Myrtle Edwards (1894 – August 18, 1969) was an American politician and civil activist from Seattle, Washington. She served as a member of the Seattle City Council from 1955 to 1969, becoming Council President in 1969.

==Education and career==
Edwards graduated with a bachelor's degree from the University of Illinois Chicago where she became a voice teacher at the American Conservatory of Music. After moving to Seattle during World War II with her husband Harlan H. Edwards and her two children, she graduated from the University of Washington with a bachelor's degree in political science and public administration. Edwards was active in several local political organizations, serving as president of the Seattle and Washington chapters of the League of Women Voters and promoting expansions of the park system with Seattle Beautiful, Inc.

She was appointed to Seattle City Council on May 25, 1955, replacing Mildred Towne Powell as the sole woman on the council. Edwards had previously served on the city's planning commission. She was elected outright to Powell's seat the following year. In the 1964 election, she received the most votes of any council candidate.
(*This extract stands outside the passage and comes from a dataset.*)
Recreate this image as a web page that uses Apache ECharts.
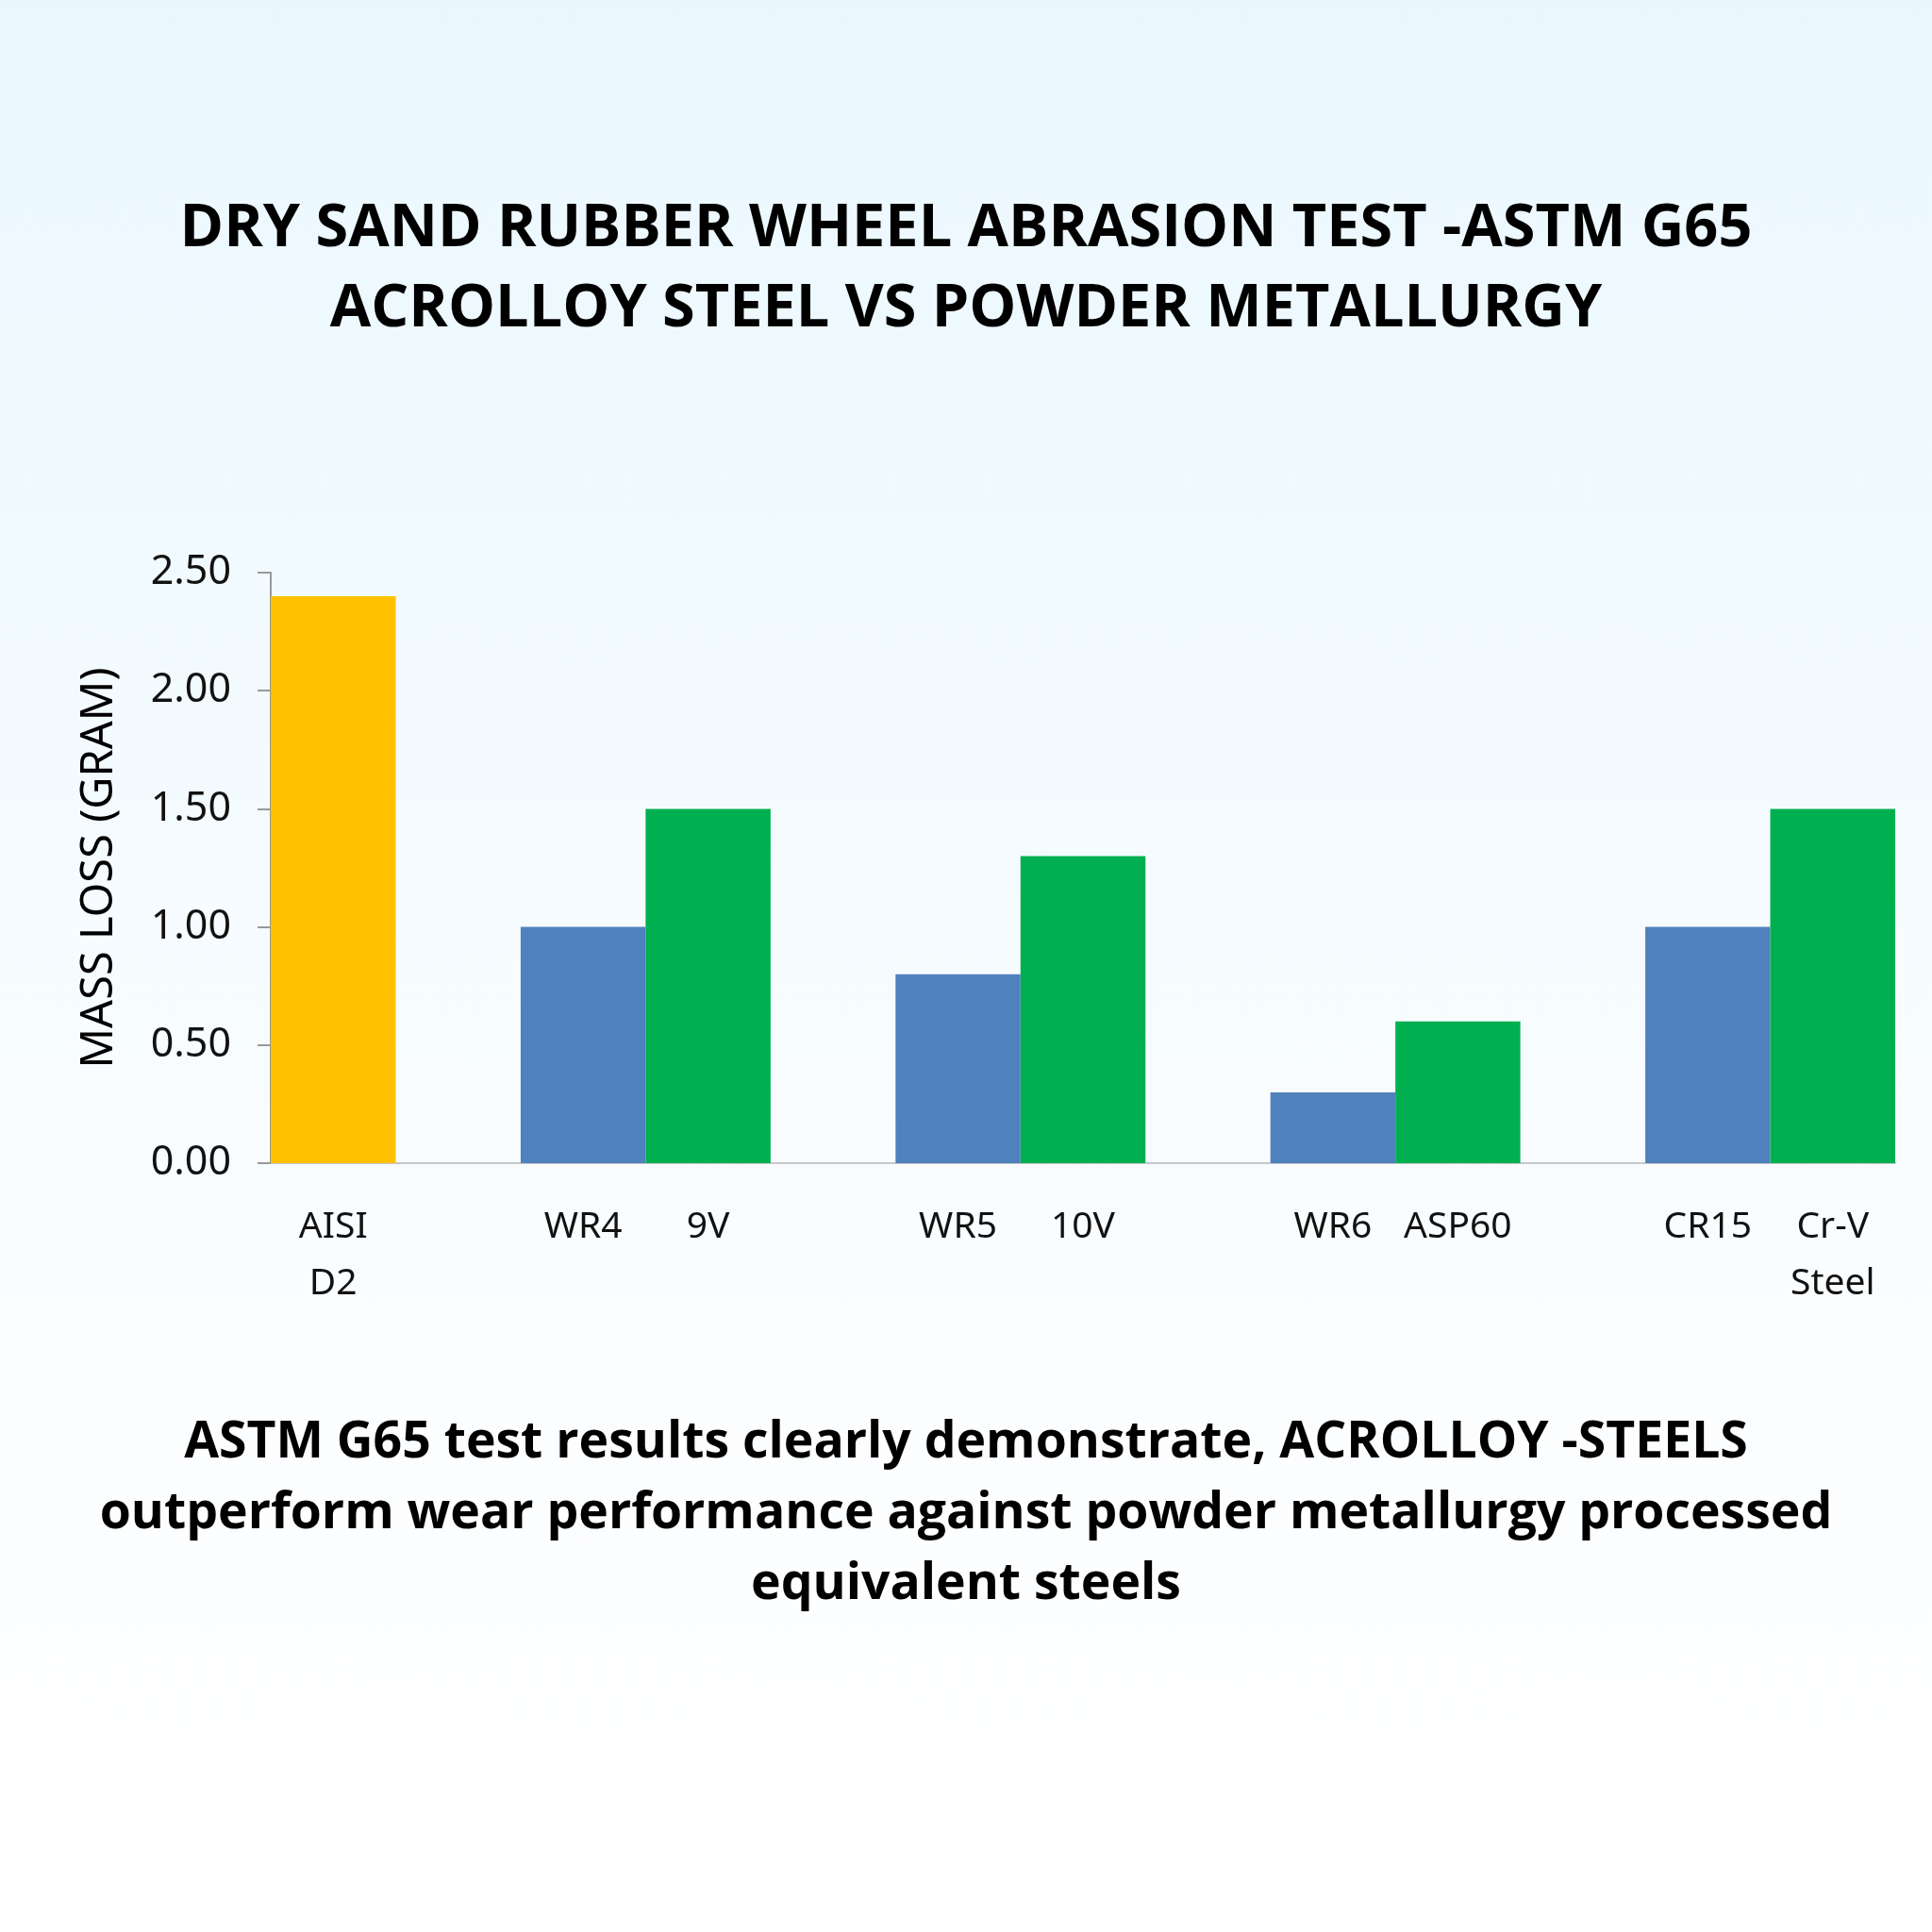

Edwards was named the Council President on March 31, 1969, replacing mayor-elect Floyd C. Miller. At the time, she had planned to retire from public life at the end of her term.

==Death and legacy==
Edwards died on August 18, 1969, from injuries sustained in a car crash on Interstate 90 near Kellogg, Idaho. Businessman Ray Eckman was appointed to fill her council seat until the next election. The city planned to name a new park on the north side of Lake Union in honor of Edwards, but objections from her family led to it being named Gas Works Park instead. A park on Elliott Bay was named Myrtle Edwards Park in 1976.